И до того её голос казался слаб, что Митяй боялся, что из-за этих усилий она растворится в собственной койке навсегда, покинет этот бренный мир и исчезнет вместе с болезнью. Мальчик стоял в изголовье так, чтобы мать не видела, и плакал, не в силах подойти и прикоснуться к истерзанному болезнью родному человеку, боясь, что она перекинется и на него. Глупости, конечно, но Митяй не мог с собой ничего поделать, не мог подавить в себе чувство гадливости и брезгливости. Поэтому так и стоял позади изголовья, стараясь, чтобы мать его не увидела, не посмотрела с укором в глаза. Боялся, что не сможет отказать, и придётся подойти и сидеть вместе с ней, пока стеклянный взгляд не возвестит об облегчении — и её, и его. О том, что наконец-то всем стало лучше: ей — оттого, что умерла, ему — оттого, что теперь не надо делать вид и лить слёзы. Ненужные и опасные слёзы, показывающие его слабость. Ведь сыну Воеводы этого нельзя, иначе подчинённые не смогут всерьёз воспринимать будущего главу города.
Тётки хмуро выполняли свою работу, слушали, как женщина зовёт сына, бросали быстрые взгляды на наследника Воеводы, но не смели сказать ни слова.
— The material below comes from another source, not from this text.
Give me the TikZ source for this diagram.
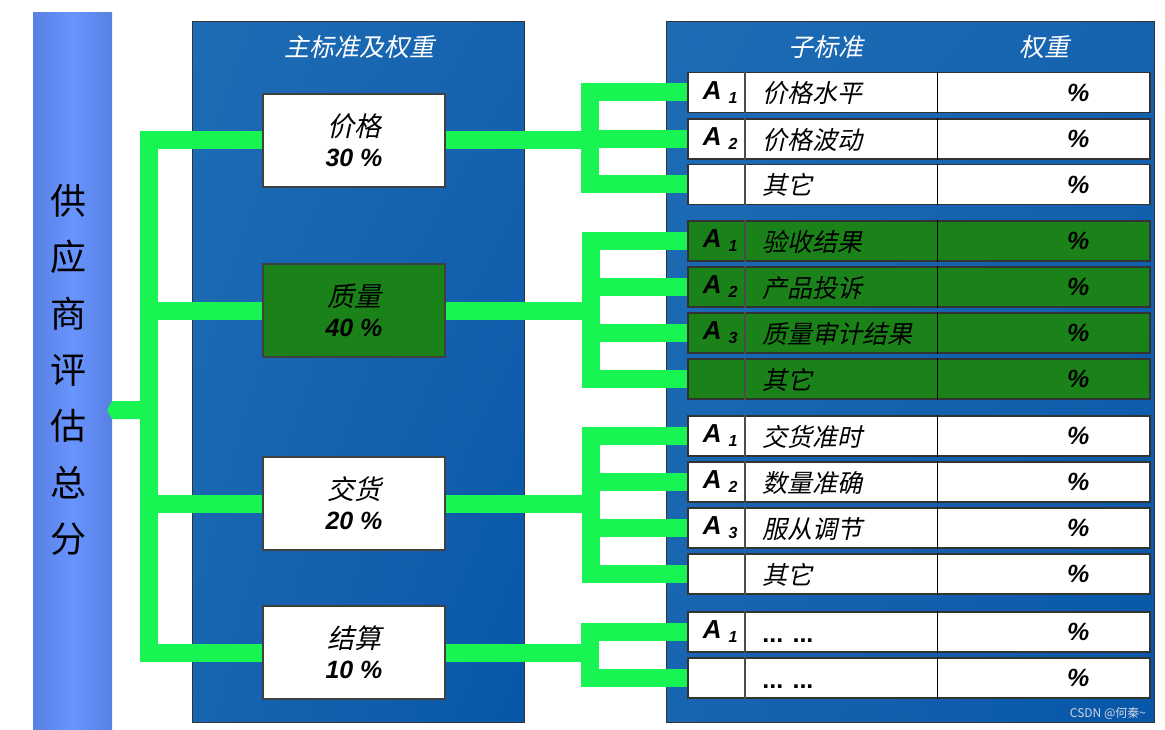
\documentclass[tikz,border=0pt]{standalone}
\usepackage{fontspec}
\newfontfamily\cjk{Noto Sans CJK SC}
\newfontfamily\cjki[FakeSlant=0.22]{Noto Sans CJK SC}
\newfontfamily\lat{Liberation Sans}
\usetikzlibrary{calc,shadings}
\definecolor{connc}{RGB}{24,245,82}
\definecolor{panelA}{RGB}{30,108,180}
\definecolor{panelB}{RGB}{8,86,168}
\definecolor{barA}{RGB}{88,128,226}
\definecolor{barB}{RGB}{104,148,255}
\definecolor{rowg}{RGB}{26,130,24}
\definecolor{rowgd}{RGB}{0,118,0}
\definecolor{wm}{RGB}{205,215,230}
\pgfdeclarelayer{panel}
\pgfdeclarelayer{wire}
\pgfsetlayers{panel,wire,main}
\tikzset{
  panelbox/.style={draw=black!80, line width=1pt, inner sep=0pt,
     upper left=panelA, upper right=panelA!60!panelB, lower left=panelA!70!panelB, lower right=panelB},
  mbox/.style={draw=black!75, line width=1.3pt, fill=white, minimum width=182pt, minimum height=93pt,
     inner sep=0pt, align=center, font=\cjki\fontsize{27}{30}\selectfont},
  rowbox/.style={draw=black!80, line width=1.5pt, minimum width=462pt, minimum height=40pt, inner sep=0pt},
  div1/.style={draw=black!70, line width=1.6pt},
  div2/.style={draw=black, line width=1pt},
  conn/.style={draw=connc, line width=18pt},
  lbl/.style={inner sep=0pt, font=\lat\bfseries\itshape\fontsize{26}{26}\selectfont},
  txt/.style={inner sep=0pt, font=\cjki\fontsize{25}{26}\selectfont},
  pct/.style={inner sep=0pt, font=\lat\bfseries\itshape\fontsize{25}{26}\selectfont},
  head/.style={inner sep=0pt, text=white, font=\cjki\fontsize{25}{26}\selectfont},
}
\newcommand\Asub[1]{A\hspace{7pt}\raisebox{-4pt}{\fontsize{16}{16}\selectfont #1}}
\newcommand\pcline[1]{{\lat\bfseries\itshape\fontsize{25}{30}\selectfont #1 \%}}
\newcommand\mysubrow[5]{%
  \node[rowbox,fill=#3] (#1) at (919,#2) {};
  \draw[div1] ([xshift=58pt]#1.north west) -- ([xshift=58pt]#1.south west);
  \draw[div2] ([xshift=250pt]#1.north west) -- ([xshift=250pt]#1.south west);
  \if\relax\detokenize{#4}\relax\else\node[lbl] (#1a) at ([xshift=33pt]#1.west) {#4};\fi
  \node[txt,anchor=base west] (#1t) at ($(#1.west)+(75,10.5)$) {#5};
  \node[pct] (#1p) at ([xshift=391pt]#1.west) {\%};
}
\begin{document}
\begin{tikzpicture}[x=1pt,y=-1pt]
\useasboundingbox (0,0) rectangle (1165,730);
\begin{pgfonlayer}{panel}
  \node[shade, left color=barA, right color=barA, middle color=barB, minimum width=79pt,
        minimum height=717pt, inner sep=0pt] (lb) at (72.5,371.5) {};
  \node[panelbox, shade, minimum width=332pt, minimum height=700pt] (mp) at (358,372) {};
  \node[panelbox, shade, minimum width=488pt, minimum height=700pt] (sp) at (910,372) {};
\end{pgfonlayer}
% left bar text
\node[inner sep=0pt, align=center, font=\cjk\fontsize{36}{56.3}\selectfont] (lbt) at (68,370)
  {供\\应\\商\\评\\估\\总\\分};
% headers
\node[head] (h1) at (359,47) {主标准及权重};
\node[head] (h2) at (826,47) {子标准};
\node[head] (h3) at (1044,47) {权重};
% main boxes
\node[mbox] (m1) at (354,140.5) {价格\\\pcline{30}};
\node[mbox, fill=rowg] (m2) at (354,310.5) {质量\\\pcline{40}};
\node[mbox] (m3) at (354,503.5) {交货\\\pcline{20}};
\node[mbox] (m4) at (354,652.5) {结算\\\pcline{10}};
% sub rows
\mysubrow{r11}{92.5}{white}{\Asub{1}}{价格水平}
\mysubrow{r12}{139}{white}{\Asub{2}}{价格波动}
\mysubrow{r13}{184.5}{white}{}{其它}
\mysubrow{r21}{241}{rowg}{\Asub{1}}{验收结果}
\mysubrow{r22}{287}{rowg}{\Asub{2}}{产品投诉}
\mysubrow{r23}{333}{rowg}{\Asub{3}}{质量审计结果}
\mysubrow{r24}{379}{rowg}{}{其它}
\mysubrow{r31}{436}{white}{\Asub{1}}{交货准时}
\mysubrow{r32}{482}{white}{\Asub{2}}{数量准确}
\mysubrow{r33}{528}{white}{\Asub{3}}{服从调节}
\mysubrow{r34}{574}{white}{}{其它}
\mysubrow{r41}{632}{white}{\Asub{1}}{{\lat\bfseries ... ...}}
\mysubrow{r42}{678}{white}{}{{\lat\bfseries ... ...}}
% watermark
\node[inner sep=0pt, text=wm, font=\cjk\fontsize{12}{14}\selectfont] (wmk) at (1108,713) {CSDN @何秦\textasciitilde};
% connectors
\begin{pgfonlayer}{wire}
  \coordinate (t1) at (149,0);
  \draw[conn] (m1.west) -| (t1 |- m4.west) -- (m4.west);
  \draw[conn] (m2.west) -- (m2.west -| t1);
  \draw[conn] (m3.west) -- (m3.west -| t1);
  \coordinate (tip) at (107,410);
  \fill[connc] (tip) -- ++(5,-9) -- (t1 |- 0,401) -- (t1 |- 0,419) -- ($(tip)+(5,9)$) -- cycle;
  \coordinate (b1) at (589.5,139);
  \coordinate (b2) at (590.5,310.5);
  \coordinate (b3) at (590.5,503.5);
  \coordinate (b4) at (589.5,652.5);
  \draw[conn] (r11.west) -| (b1) |- (r13.west);
  \draw[conn] (r12.west) -- (r12.west -| b1);
  \draw[conn] (m1.east) -- (m1.east -| b1);
  \draw[conn] (r21.west) -| (b2) |- (r24.west);
  \draw[conn] (r22.west) -- (r22.west -| b2);
  \draw[conn] (r23.west) -- (r23.west -| b2);
  \draw[conn] (m2.east) -- (m2.east -| b2);
  \draw[conn] (r31.west) -| (b3) |- (r34.west);
  \draw[conn] (r32.west) -- (r32.west -| b3);
  \draw[conn] (r33.west) -- (r33.west -| b3);
  \draw[conn] (m3.east) -- (m3.east -| b3);
  \draw[conn] (r41.west) -| (b4) |- (r42.west);
  \draw[conn] (m4.east) -- (m4.east -| b4);
\end{pgfonlayer}
\end{tikzpicture}
\end{document}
Ни осуждающего, ни понуждающего. Может, внутри у них и горело всё праведным гневом оттого, что сын не хочет правильно попрощаться с матерью, но тётки не могли этого показать, иначе — всё, иначе — смерть.
Митяй давно усвоил, что смерть очень дисциплинирует людей. Стоит пригрозить этой костлявой старухой, которая косой срезает всё на своём пути, — косой-инфекцией, косой-радиацией или косой-зубами-опасного-зверя, — люди сразу становятся милыми и уступчивыми. Рабами смерти. И в чьих руках власть, в чьих руках управление костлявой — тот и людьми распоряжается без видимых усилий. Страхом мир рабов держится, и им же управляется. Надо только показать, что ты и есть смерть: её вестник, её пастырь и длань, которая непременно протянется и смахнёт неугодную фигуру в бездну, скормит недовольных алчущей смертей пасти, чтобы остальные ходили по струнке.